The Technical Sub-Committee investigates
The Conference brought together the Port of London Authority and the Thames Conservancy Board along with local and regional authorities to investigate the causes and implications of the Thames' flooding.
The Conference soon set up a Technical Sub-Committee, which was meant to look into flood surges, investigate flood defenses, and the possibility of establishing a warning system. Although the Technical Sub-Committee agreed with the fact that the 1928 flood was a natural occurrence that was made worse by coinciding natural events, they stated that more research needed to be done to better understand tidal flooding and ensure that flood defenses wouldn't be "unnecessarily expensive," per the University of Manchester.
Although local measures were carried out, such as the creation of the Desborough Cut in 1935 to decrease local flooding, there were no large-scale efforts to suppress flooding around London. Unfortunately, as Gavin Weightman notes in "London's Thames," "nothing was done until the aftermath of the great floods" of 1953.
Opening the Thames barrier
London wasn't motivated to invest in the Thames Barrier until the North Sea Flood of 1953. The North Sea Flood, which occurred on January 31 and February 1, 1953, led to "unprecedented" flooding in England and the Netherlands, according to Environment & Society. Over 2,000 people died in the flooding, the majority of whom were in the Netherlands, and more than 500,000 acres were flooded in total. Although London wasn't affected by the 1953 flood, much of eastern England suffered due to the "1,200 beaches of sea defenses" and it became clear that it was only a matter of time before London became the casualty of another tidal surge.

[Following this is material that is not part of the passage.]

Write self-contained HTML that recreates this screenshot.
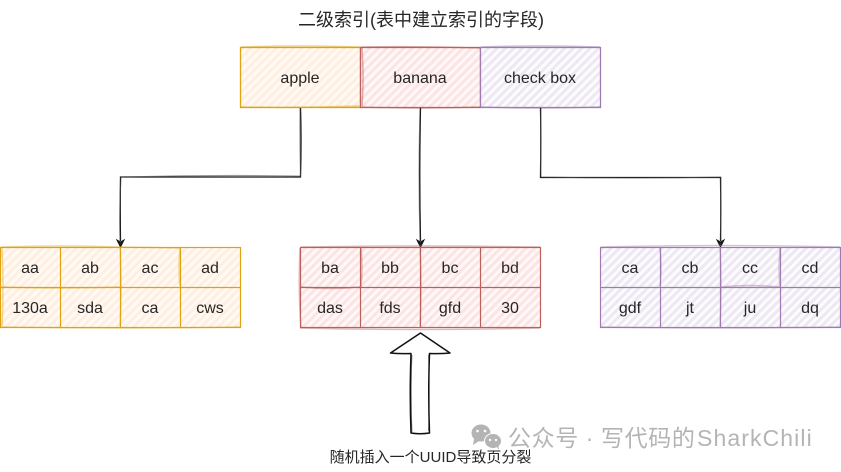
<!DOCTYPE html>
<html>
<head>
<meta charset="utf-8">
<style>
html,body{margin:0;padding:0;background:#fff;width:841px;height:472px;overflow:hidden}
svg{display:block}
text{font-family:"Liberation Sans","Noto Sans CJK SC",sans-serif;fill:#262626;text-anchor:middle}
.c{font-size:16px}
</style>
</head>
<body>
<svg width="841" height="472" viewBox="0 0 841 472" xmlns="http://www.w3.org/2000/svg">
<defs>
<pattern id="ho" width="6" height="6" patternUnits="userSpaceOnUse" patternTransform="rotate(45)"><rect width="6" height="6" fill="#fffaf5"/><rect width="3" height="6" fill="#ffefe0"/></pattern>
<pattern id="hr" width="6" height="6" patternUnits="userSpaceOnUse" patternTransform="rotate(45)"><rect width="6" height="6" fill="#fef8f8"/><rect width="3" height="6" fill="#fbe4e3"/></pattern>
<pattern id="hp" width="6" height="6" patternUnits="userSpaceOnUse" patternTransform="rotate(45)"><rect width="6" height="6" fill="#fcfbfd"/><rect width="3" height="6" fill="#eee8f2"/></pattern>
</defs>

<text x="421" y="26" font-size="18">二级索引(表中建立索引的字段)</text>

<!-- top row -->
<g stroke-width="1.3">
<rect x="240.500" y="47.500" width="120" height="60" fill="url(#ho)" stroke="#e0a30f"/>
<rect x="360.500" y="47.500" width="120" height="60" fill="url(#hr)" stroke="#bd5f5b"/>
<rect x="480.500" y="47.500" width="120" height="60" fill="url(#hp)" stroke="#a07ab0"/>
</g>
<g fill="none" stroke-width="1.500" opacity=".5">
<path d="M241 47 Q300 45 360 47 M241 107 Q300 108 360 106" stroke="#e0a30f"/>
<path d="M361 47 Q420 46 480 48 M362 107 Q420 109 480 107 M362 48 Q364 80 362 106" stroke="#bd5f5b"/>
<path d="M481 47 Q540 45 600 47 M481 107 Q540 109 600 107" stroke="#a07ab0"/>
</g>
<text class="c" x="300" y="83">apple</text>
<text class="c" x="420" y="83">banana</text>
<text class="c" x="540" y="83">check box</text>

<!-- connectors -->
<g fill="none" stroke="#111" stroke-width="1.300">
<path d="M300.500 108 Q301.500 140 300.500 177 L120.500 177 Q120 210 120.500 241"/>
<path d="M420.500 108 Q419 175 420.500 241"/>
<path d="M540.500 108 Q541 140 540.500 177.500 L720.500 177.500 Q721 210 720.500 241"/>
</g>
<g fill="none" stroke="#555" stroke-width="1" opacity=".6">
<path d="M300 108 Q299.500 140 300.500 176 Q210 174.500 121 177 Q119 210 120 241"/>
<path d="M420 108 Q418 175 420 241"/>
<path d="M541 108 Q540 140 541 177 Q630 179 721 177 Q720 210 721 241"/>
</g>
<g fill="#222" stroke="#111" stroke-width="1">
<path d="M117 240 L120.500 242 L124 240 L120.500 247 Z"/>
<path d="M417 240 L420.500 242 L424 240 L420.500 247 Z"/>
<path d="M717 240 L720.500 242 L724 240 L720.500 247 Z"/>
</g>

<!-- left table -->
<g fill="url(#ho)" stroke="#e0a30f" stroke-width="1.200">
<rect x="0.500" y="247.500" width="240" height="80"/>
<path d="M60.500 247V327M120.500 247V327M180.500 247V327M0 287.500H240" fill="none"/>
</g>
<path d="M1 247 Q60 245 120 247 L180 248 M2 248 Q4 288 2 326 M120 248 Q122 288 120 326 M1 287 Q60 289 120 287 M180 248 Q178 270 180 286 M1 327 Q120 329 240 327" fill="none" stroke="#e0a30f" stroke-width="1.400" opacity=".45"/>

<!-- middle table -->
<g fill="url(#hr)" stroke="#bd5f5b" stroke-width="1.200">
<rect x="300.500" y="247.500" width="240" height="80"/>
<path d="M360.500 247V327M420.500 247V327M480.500 247V327M300 287.500H540" fill="none"/>
</g>
<path d="M300 248 Q298 290 301 328 M361 248 Q363 270 361 287 M301 287 Q330 290 360 287 M300 328 Q420 331 540 328 M420 248 Q422 288 420 326 M301 247 Q420 245 540 247" fill="none" stroke="#bd5f5b" stroke-width="1.400" opacity=".45"/>

<!-- right table -->
<g fill="url(#hp)" stroke="#a07ab0" stroke-width="1.200">
<rect x="600.500" y="247.500" width="240" height="80"/>
<path d="M660.500 247V327M720.500 247V327M780.500 247V327M600 287.500H840" fill="none"/>
</g>
<path d="M601 247 Q720 244 840 247 M660 248 Q662 270 660 286 M720 248 Q722 288 720 326 M720 287 Q750 284 780 287 M780 248 Q778 270 780 287 M601 327 Q720 329 840 327" fill="none" stroke="#a07ab0" stroke-width="1.400" opacity=".45"/>

<g class="c" font-size="16">
<text x="30" y="273">aa</text><text x="90" y="273">ab</text><text x="150" y="273">ac</text><text x="210" y="273">ad</text>
<text x="30" y="313">130a</text><text x="90" y="313">sda</text><text x="150" y="313">ca</text><text x="210" y="313">cws</text>
<text x="330" y="273">ba</text><text x="390" y="273">bb</text><text x="450" y="273">bc</text><text x="510" y="273">bd</text>
<text x="330" y="313">das</text><text x="390" y="313">fds</text><text x="450" y="313">gfd</text><text x="510" y="313">30</text>
<text x="630" y="273">ca</text><text x="690" y="273">cb</text><text x="750" y="273">cc</text><text x="810" y="273">cd</text>
<text x="630" y="313">gdf</text><text x="690" y="313">jt</text><text x="750" y="313">ju</text><text x="810" y="313">dq</text>
</g>

<!-- big arrow -->
<path d="M420.500 333 L450 353 Q440 354 429.500 353.500 Q428 393 429.500 433 Q420 434.500 411 433 Q409.500 393 411 353.500 Q400 354 390.500 353 Z" fill="#fff" stroke="#111" stroke-width="1.500" stroke-linejoin="round"/>
<path d="M419 334 L392 352 M412 355 Q410.500 393 412 432 M428.500 355 Q430 393 428.500 431" fill="none" stroke="#111" stroke-width=".8" opacity=".6"/>

<text x="430.500" y="462" font-size="15">随机插入一个UUID导致页分裂</text>

<!-- watermark -->
<g fill="#b4b4b4">
<ellipse cx="481" cy="433" rx="9.500" ry="8.500"/>
<path d="M474 439 L473 445 L479 441 Z"/>
<circle cx="477.500" cy="431" r="1.300" fill="#fff"/><circle cx="485" cy="431" r="1.300" fill="#fff"/>
<ellipse cx="493" cy="441" rx="8.500" ry="7.500" stroke="#fff" stroke-width="1"/>
<path d="M496 446 L499 450 L498 444 Z"/>
<circle cx="490" cy="440" r="1.200" fill="#fff"/><circle cx="496" cy="440" r="1.200" fill="#fff"/>
</g>
<text x="508" y="446" font-size="23" style="text-anchor:start;fill:#b4b4b4;letter-spacing:.6px">公众号 · 写代码的<tspan x="697" style="letter-spacing:1.100px">SharkChili</tspan></text>
</svg>
</body>
</html>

The inquiry led by Viscount Waverley after the 1953 flood made a point of underlining how flooding was going to become more frequent due to climate change. However, although the Netherlands started to build flood defenses right away, according to The Conversation, it took England almost 20 years to begin construction on the Thames Barrier. It wasn't until the Hamburg floods of 1962 that the importance of flood defenses was finally taken seriously and acted upon.
Built between 1975 and 1983, the Thames Barrier spans over 550 yards across the width of the Thames between Greenwich and Woolwich. Featuring a series of steel gates, 61 meters wide and 20 meters tall, the gates are able to close and form a "continuous steel wall facing downriver" in the event of a high tidal surge.
MI5 moves in
After World War I, MI5, the United Kingdom's domestic counterintelligence and security agency, moved its headquarters to Cromwell Road. However, they were only there for a few years before moving to the Thames House in Millbank, according to "The Defence of the Realm" by Christopher M. Andrew. And although MI5 would move their headquarters during the Second World War and the Cold War, by 1995 they were back at their Thames House home.
In "100 Places You Will Never Visit," Daniel Smith writes that MI5's presence in Millbank was possible because of the 1928 London flood. The Millbank area of central London was the most severely affected area and had to be almost completely rebuilt. Previously, the area was considered a "slum" and the destruction caused by the flood cleared the way for "assorted new office and apartment blocks," though it's unclear if the previous residents of the area were offered these new apartments first.
The Thames House, designed by Sir Frank Baines, is a large block of offices that was built upon the demolished remains of Millbank. MI5 claims that at the time it was described as "the finest office building in the British Empire." However, architectural historian Sir Nikolaus Pevsner noted his personal dislike of the Thames House's "nasty cheese-colored roof."